The legal profession has been known to lag behind other industries when it comes to adopting technology, and even those firms that have invested in digital solutions are missing out on many of its benefits, says Korbitec Inc. president Alan Bass.
The underutilization of technology, he says, is one of the biggest sources of lost opportunity.
“Firms that have purchased software sometimes struggle just to get their staff to come to training,” Bass says. “Often, the lawyers don’t attend because they’re ‘too busy.’”
Even when staff are trained, there can be a reluctance to actually use the software.
“Firms are challenged to get people to change,” Bass says. “And often law firms give their staff the choice to use the new technology, which is surprising because if the management has done its due diligence and believe a certain technology tool is of benefit to the firm, why aren’t they putting mechanisms in place to get people to use it?”
Firms that have invested in software, also often don’t realize its full capabilities.
Bass has worked with clients who have mentioned new products they would like to deploy. “I’ll say, ‘Don’t you know you already have that feature in-house?’ And quite often they don’t.”
Korbitec attempts to overcome these challenges by creating ongoing relationships with their clients, especially through continuing training that is free and flexible.
“Our training is never a one-off,” Bass says. “We don’t subscribe to the philosophy that you train people on a piece of software, send them away, and if they need help they call you.”
After an initial session, which can even be scheduled outside of office hours to suit a firm’s schedule, Korbitec returns every six to 12 months for refresher training on its software, including its leading product, Automated Civil Litigation, which cuts the time required to prepare legal documents from hours to minutes. Korbitec also offers one-on-one sessions if individuals need additional training. And the company also sends out a tip of the week to its user base.
“We try hard to make people aware, and remind them of the great features we offer,” Bass says.
To help entice lawyers to come to training, continuing professional development (CPD) credits can be earned for learning ACL.
Korbitec’s training includes walk-arounds, where members of the company’s support team will talk to law firm staff to understand why people may not be using the software — or not using it to its full benefit. Korbitec’s support staff are all former legal assistants or law clerks, who understand the needs of the software’s users.
“We also track usage,” Bass says. Korbitec will reach out to client firms to let them know if the software seems to be underutilized.
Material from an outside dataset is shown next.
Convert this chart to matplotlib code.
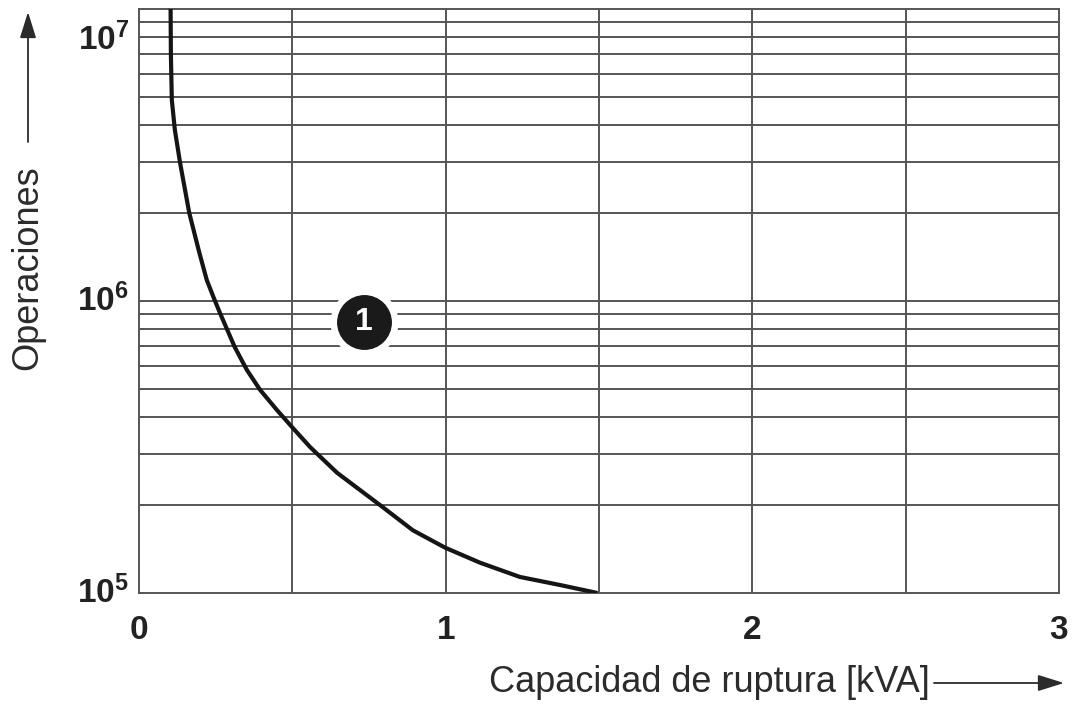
"""Curva de vida eléctrica: operaciones vs capacidad de ruptura (kVA)."""

import matplotlib

matplotlib.use("Agg")
import matplotlib.pyplot as plt

plt.rcParams["font.family"] = ["Liberation Sans", "DejaVu Sans"]
plt.rcParams["mathtext.fontset"] = "custom"
plt.rcParams["mathtext.rm"] = "Liberation Sans"
plt.rcParams["mathtext.bf"] = "Liberation Sans:bold"

# curva
kva = [0.103, 0.104, 0.107, 0.117, 0.134, 0.164, 0.197, 0.221, 0.243, 0.264,
       0.312, 0.352, 0.395, 0.450, 0.499, 0.558, 0.646, 0.786, 0.893, 0.998,
       1.112, 1.242, 1.373, 1.495]
ops = [1.0e7, 7.0e6, 4.88e6, 3.85e6, 2.97e6, 2.0e6, 1.46e6, 1.18e6, 1.03e6, 9.1e5,
       6.96e5, 5.8e5, 4.96e5, 4.23e5, 3.7e5, 3.16e5, 2.58e5, 2.0e5, 1.64e5, 1.43e5,
       1.27e5, 1.135e5, 1.065e5, 1.0e5]

x_ticks = [0, 1, 2, 3]
x_grid = [0.5, 1.0, 1.5, 2.0, 2.5]
y_ticks = [1e5, 1e6, 1e7]
y_tick_labels = [r"$\mathbf{10^{5}}$", r"$\mathbf{10^{6}}$", r"$\mathbf{10^{7}}$"]
y_grid = [m * 10 ** d for d in (5, 6) for m in range(2, 11)][:-1]

marker_pos = (0.733, 8.5e5)
marker_text = "1"

GRID = "#555555"
TXT = "#2b2b2b"

fig = plt.figure(figsize=(10.76, 7.06), dpi=100)
ax = fig.add_axes([139 / 1076, (706 - 593) / 706, 920 / 1076, 584 / 706])
ax.set_yscale("log")
ax.set_xlim(0, 3)
ax.set_ylim(1e5, 1e7)

for xv in x_grid:
    ax.axvline(xv, color=GRID, lw=1.4, zorder=1)
for yv in y_grid:
    ax.axhline(yv, color=GRID, lw=1.4, zorder=1)
for s in ax.spines.values():
    s.set_color(GRID)
    s.set_linewidth(1.4)

ax.plot(kva, ops, color="#151515", lw=3.0, zorder=3, solid_joinstyle="round",
        solid_capstyle="butt")

# marcador "1" con halo blanco que corta la rejilla
ax.plot(*marker_pos, "o", ms=48, color="white", zorder=4)
ax.plot(*marker_pos, "o", ms=38.5, color="#1a1a1a", zorder=5)
ax.text(*marker_pos, marker_text, color="white", fontsize=23, fontweight="bold",
        ha="center", va="center", zorder=6)

ax.set_xticks(x_ticks)
ax.set_xticklabels([str(t) for t in x_ticks], fontsize=24, fontweight="bold", color="#222")
ax.tick_params(axis="x", length=0, pad=16)
ax.set_yticks([])
ax.set_yticks([], minor=True)

# etiquetas del eje Y (la de 10^7 va algo más abajo, como en el original)
for yv, lab, dy in zip(y_ticks, y_tick_labels, (0, 0, -31)):
    ax.annotate(lab, xy=(0, yv), xycoords=("axes fraction", "data"),
                xytext=(-10, dy), textcoords="offset pixels",
                ha="right", va="center", fontsize=24, color="#222", annotation_clip=False)

# títulos de ejes con flechas
fig.text(489 / 1076, 1 - 683 / 706, "Capacidad de ruptura [kVA]", fontsize=26,
         color=TXT, ha="left", va="center")
ax.annotate("", xy=(1064, 706 - 683), xycoords="figure pixels",
            xytext=(934, 706 - 683), textcoords="figure pixels",
            arrowprops=dict(arrowstyle="-|>,head_length=1.6,head_width=0.5",
                            color=TXT, lw=1.3, shrinkA=0, shrinkB=0))
fig.text(28 / 1076, 1 - 268 / 706, "Operaciones", fontsize=26, color=TXT,
         rotation=90, ha="center", va="center")
ax.annotate("", xy=(28, 706 - 12), xycoords="figure pixels",
            xytext=(28, 706 - 142), textcoords="figure pixels",
            arrowprops=dict(arrowstyle="-|>,head_length=1.6,head_width=0.5",
                            color=TXT, lw=1.3, shrinkA=0, shrinkB=0))

fig.savefig("out.png", dpi=100)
He wonders if the acceleration of technological change, and the increasing pressures to keep up, might be making things worse for firms that are already struggling to adopt, implement and maintain software.
“There’s been such an influx of new technologies in the last few years, some think it compounds the problem,” he says.
Simple communication could solve a great amount of waste and redundancy around technology, Bass says. He suggests head offices let all of their locations know of which technologies they’ve purchased, and that firms check with their head office or IT department before researching new solutions, to see if there’s already a product available in-house.
Despite all of the technology adoption challenges he’s observed, Bass remains very optimistic.
“I think many firms are realizing they have to act more like a business. To effectively compete in 2017 and beyond, they need to be more efficient and innovative and I think there is a genuine interest from most firms to adopt new technology and to be better at their jobs”.